TALLAHASSEE — Tom Grady will step down from his position as head of Florida's Office of Financial Regulation next week to take on what might be the state's largest financial liability: Citizens Property Insurance Corp.
Grady was named interim president of Citizens this week, and, in a letter to his staff at OFR, he said he may end up filling the position permanently.
Grady was asked this week by Carlos Lacasa, the Citizens board chairman, to head up the state-run insurer after the departure of president Scott Wallace. He made a spur-of-the-moment decision to accept the position.
"I love working at the OFR," wrote Grady, who worked as a securities attorney in Naples before taking the reins at the financial regulations agency last year. "But I am eager to serve in a different capacity in another area of the financial services industry, one where stability and rationality are necessary conditions to a sustained economic recovery."
Grady, 53, is a friend of Gov. Rick Scott and has served as a prominent fundraiser for the Republican Party.
He was elected to the Florida House of Representatives in 2008 and backed a few controversial bills during his single term. He was behind a measure to allow banks to foreclose on homes without going to court, a move that homeowner activists have decried. That bill died before becoming law.
With 1.5 million policies and more than $500 billion in maximum exposure, Citizens has launched a bold and controversial risk-reduction effort of its own.
The insurer has raised premiums on sinkhole coverage, required roof inspections for old homes and launched a statewide reinspection program for homes receiving wind-mitigation discounts.
In January, the company scrapped wind coverage for homes worth more than $1 million. Disgruntled policyholders have complained, filed lawsuits, and even produced protest songs against the so-called insurer of last resort.

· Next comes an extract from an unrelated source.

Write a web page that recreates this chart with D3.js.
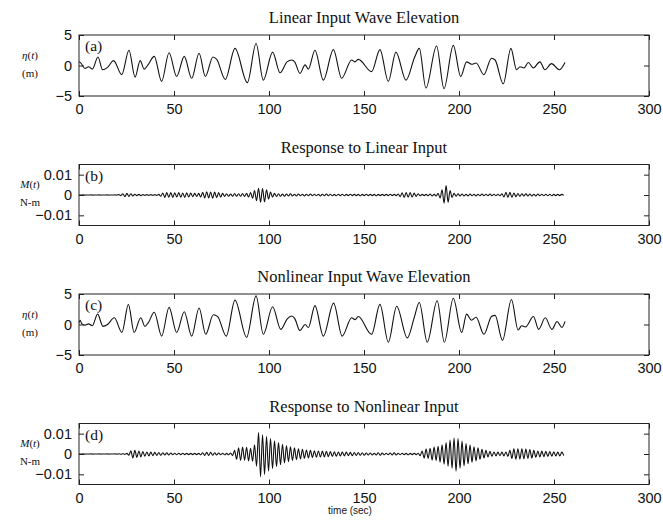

Grady said he "applaud(s) the board's courage and initiatives," and indicated he planned to continue with Citizens' plan to slash risk.
"Mr. Grady has graciously agreed to step in on short notice and lead the administration on an interim basis while we implement initiatives aimed at reducing the size and exposure of Citizens," Lacasa said in a statement.
Grady will have to adjust quickly. Hurricane season begins in fewer than 90 days, and Florida's six-year storm-free streak has many anxious that the odds of a direct hit are on the rise.
The OFR will soon name an interim director, an agency spokeswoman said. Grady, who pushed to crack down on fraud at banks and financial services companies during six months at the OFR, is the latest in a string of Florida agency heads to leave their posts this year.
Grady's colorful goodbye letter to his OFR staff may offer some insight into how he plans to run the behemoth Citizens.
"Question everything," he wrote. "Make decisions. Think different. Be heard. But most of all, suck the marrow out of life, inside and outside the office, and make your one shot on earth count."